A staff report states this is consistent with the practice in a number of B.C. municipalities. It’s intended to mitigate any perceived or actual conflict of interest when it comes to council approval of remuneration increases during their term in office.

“The policy was scheduled to be reviewed in 2022 prior to the last election, but the review was not undertaken due to staffing resource challenges in human resources,” said the report. “The next scheduled formal review of the policy will be in 2025 prior to the next municipal election.”

At Monday’s meeting, Mayor Patrick Johnstone posed a question to council for its consideration: instead of reviewing the council remuneration policy closer to the 2026 election, should it be done now?

“Any change in remuneration would only be applied after the election to the incoming council,” he said.

Johnstone noted that former Prime Minister Kim Campbell was famous for saying elections aren’t a good time to have a good conversation about public policy.

“There may be an advantage to us actually having a public policy conversation now, in order to sort of separate that from having that public policy conversation and get attached to the election,” he said. “But I leave that in front of council to decide.”

Coun. Daniel Fontaine said he agreed with Johnstone’s sentiment.

“I think the timing of it – sooner rather than later – is better; get it out into the public domain,” he said. “I'm a big fan of making sure that the public sees these things well in advance.”

Instead of approving the staff recommendation – which would have directed staff to conduct a formal review of the council remuneration policy in 2026 – council unanimously approve Fontaine’s motion directing staff to begin the remuneration review now.

Coun. Nadine Nakagawa said she also supports doing the review as soon as possible.

“I think that it is important that people who are considering running for office know what the remuneration policy is. Not everybody is fortunate enough to be wealthy enough that this doesn't mean taking time off from another job or maybe arranging childcare or life situations,” she said. “So, I think it's really fair that we communicate as quickly as possible, what it is and that we decide for future councils.”

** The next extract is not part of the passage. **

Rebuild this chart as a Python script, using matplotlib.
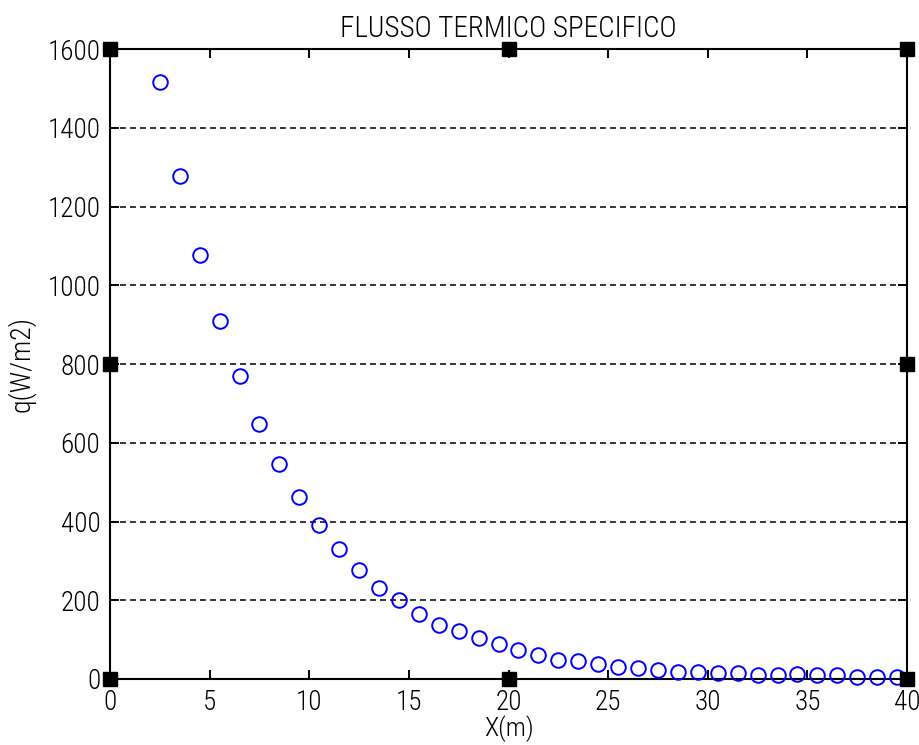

Coun. Ruby Campbell said that doing the review now would give staff time to look at the remuneration provided in other municipalities and provide clarity for people running for council in 2026.

Severance allowance review

Fontaine also put forward a motion for council’s consideration that the review also include an update on the transitional allowance payment to elected officials “to reduce the tax burden on city taxpayers.”

Fontaine and Coun. Paul Minhas, the two New West Progressive members on council, have voiced concerns that some former council members have received separation allowances from the City of New Westminster even though they found full-time employment after leaving council.

“I think that it's time for us to review that to determine whether or not there's a better approach,” Fontaine said Monday.

Fontaine said he “wouldn't say that we need to take away their transition allowance” but he doesn’t think council members should receive the allowance if they are working full time.

Nakagawa proposed an amendment to Fontaine’s motion, which was to delete the words officials “to reduce the tax burden on city taxpayers.” In a 3-2 vote, council supported Nakagawa’s amendment.

 Council then unanimously supported the amended motion: that the council remuneration review also include an update on the transitional allowance payment to elected officials.